Data shown
########################################

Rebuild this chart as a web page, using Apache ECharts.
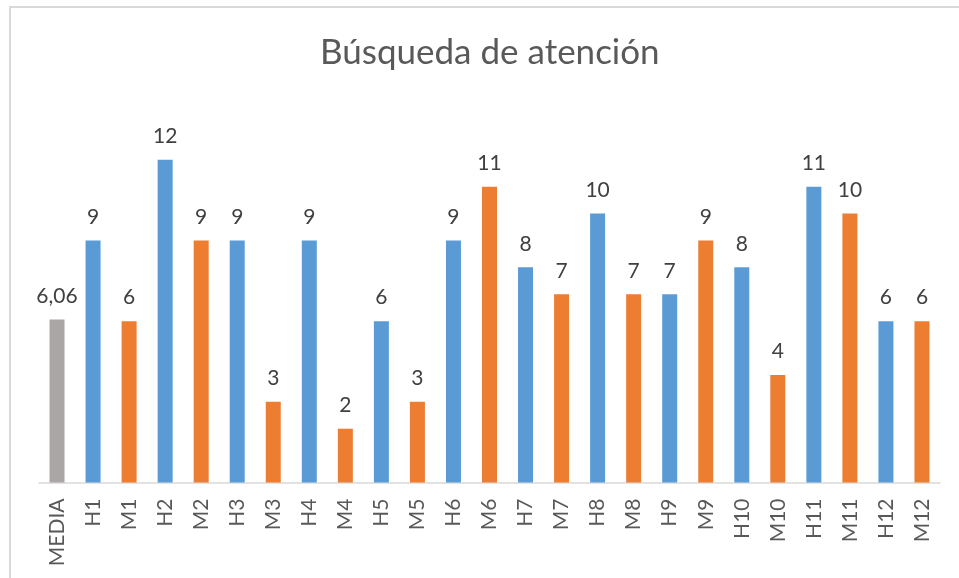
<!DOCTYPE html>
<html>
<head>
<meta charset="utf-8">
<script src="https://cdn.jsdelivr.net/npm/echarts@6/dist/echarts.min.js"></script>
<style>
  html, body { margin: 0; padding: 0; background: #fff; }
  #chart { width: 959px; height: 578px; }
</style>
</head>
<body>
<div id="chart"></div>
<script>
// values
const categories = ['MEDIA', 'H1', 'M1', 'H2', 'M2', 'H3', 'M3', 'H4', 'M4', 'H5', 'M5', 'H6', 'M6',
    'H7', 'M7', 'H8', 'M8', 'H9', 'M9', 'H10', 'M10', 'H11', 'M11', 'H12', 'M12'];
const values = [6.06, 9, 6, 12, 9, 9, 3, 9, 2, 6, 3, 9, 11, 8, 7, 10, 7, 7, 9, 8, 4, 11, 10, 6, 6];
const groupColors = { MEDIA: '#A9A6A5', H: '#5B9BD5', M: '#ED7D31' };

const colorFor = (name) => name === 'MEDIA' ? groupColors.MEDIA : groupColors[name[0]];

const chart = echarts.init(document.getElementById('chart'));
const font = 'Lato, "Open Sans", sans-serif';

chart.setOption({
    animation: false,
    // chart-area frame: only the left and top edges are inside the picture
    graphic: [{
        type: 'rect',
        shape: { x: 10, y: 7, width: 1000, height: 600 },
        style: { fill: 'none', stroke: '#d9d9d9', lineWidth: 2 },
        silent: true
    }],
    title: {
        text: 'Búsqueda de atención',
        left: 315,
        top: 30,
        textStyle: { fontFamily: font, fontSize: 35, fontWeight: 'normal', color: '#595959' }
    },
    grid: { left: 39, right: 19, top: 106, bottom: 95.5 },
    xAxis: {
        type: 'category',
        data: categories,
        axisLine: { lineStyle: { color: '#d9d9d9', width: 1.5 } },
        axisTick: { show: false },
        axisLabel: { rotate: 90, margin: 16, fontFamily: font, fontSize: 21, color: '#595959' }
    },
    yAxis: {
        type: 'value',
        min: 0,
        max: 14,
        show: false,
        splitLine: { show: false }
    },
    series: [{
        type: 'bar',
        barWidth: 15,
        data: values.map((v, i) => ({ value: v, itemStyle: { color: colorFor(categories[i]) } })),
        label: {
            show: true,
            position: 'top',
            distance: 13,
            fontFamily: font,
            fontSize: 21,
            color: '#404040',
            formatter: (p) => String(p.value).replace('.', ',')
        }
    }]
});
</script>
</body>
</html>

########################################

Directions for this task
Quote the material exactly. Pictures stay out.

Answer to the exercise
Rebuild this chart as a web page, using Apache ECharts.
<!DOCTYPE html>
<html>
<head>
<meta charset="utf-8">
<script src="https://cdn.jsdelivr.net/npm/echarts@6/dist/echarts.min.js"></script>
<style>
  html, body { margin: 0; padding: 0; background: #fff; }
  #chart { width: 959px; height: 578px; }
</style>
</head>
<body>
<div id="chart"></div>
<script>
// values
const categories = ['MEDIA', 'H1', 'M1', 'H2', 'M2', 'H3', 'M3', 'H4', 'M4', 'H5', 'M5', 'H6', 'M6',
    'H7', 'M7', 'H8', 'M8', 'H9', 'M9', 'H10', 'M10', 'H11', 'M11', 'H12', 'M12'];
const values = [6.06, 9, 6, 12, 9, 9, 3, 9, 2, 6, 3, 9, 11, 8, 7, 10, 7, 7, 9, 8, 4, 11, 10, 6, 6];
const groupColors = { MEDIA: '#A9A6A5', H: '#5B9BD5', M: '#ED7D31' };

const colorFor = (name) => name === 'MEDIA' ? groupColors.MEDIA : groupColors[name[0]];

const chart = echarts.init(document.getElementById('chart'));
const font = 'Lato, "Open Sans", sans-serif';

chart.setOption({
    animation: false,
    // chart-area frame: only the left and top edges are inside the picture
    graphic: [{
        type: 'rect',
        shape: { x: 10, y: 7, width: 1000, height: 600 },
        style: { fill: 'none', stroke: '#d9d9d9', lineWidth: 2 },
        silent: true
    }],
    title: {
        text: 'Búsqueda de atención',
        left: 315,
        top: 30,
        textStyle: { fontFamily: font, fontSize: 35, fontWeight: 'normal', color: '#595959' }
    },
    grid: { left: 39, right: 19, top: 106, bottom: 95.5 },
    xAxis: {
        type: 'category',
        data: categories,
        axisLine: { lineStyle: { color: '#d9d9d9', width: 1.5 } },
        axisTick: { show: false },
        axisLabel: { rotate: 90, margin: 16, fontFamily: font, fontSize: 21, color: '#595959' }
    },
    yAxis: {
        type: 'value',
        min: 0,
        max: 14,
        show: false,
        splitLine: { show: false }
    },
    series: [{
        type: 'bar',
        barWidth: 15,
        data: values.map((v, i) => ({ value: v, itemStyle: { color: colorFor(categories[i]) } })),
        label: {
            show: true,
            position: 'top',
            distance: 13,
            fontFamily: font,
            fontSize: 21,
            color: '#404040',
            formatter: (p) => String(p.value).replace('.', ',')
        }
    }]
});
</script>
</body>
</html>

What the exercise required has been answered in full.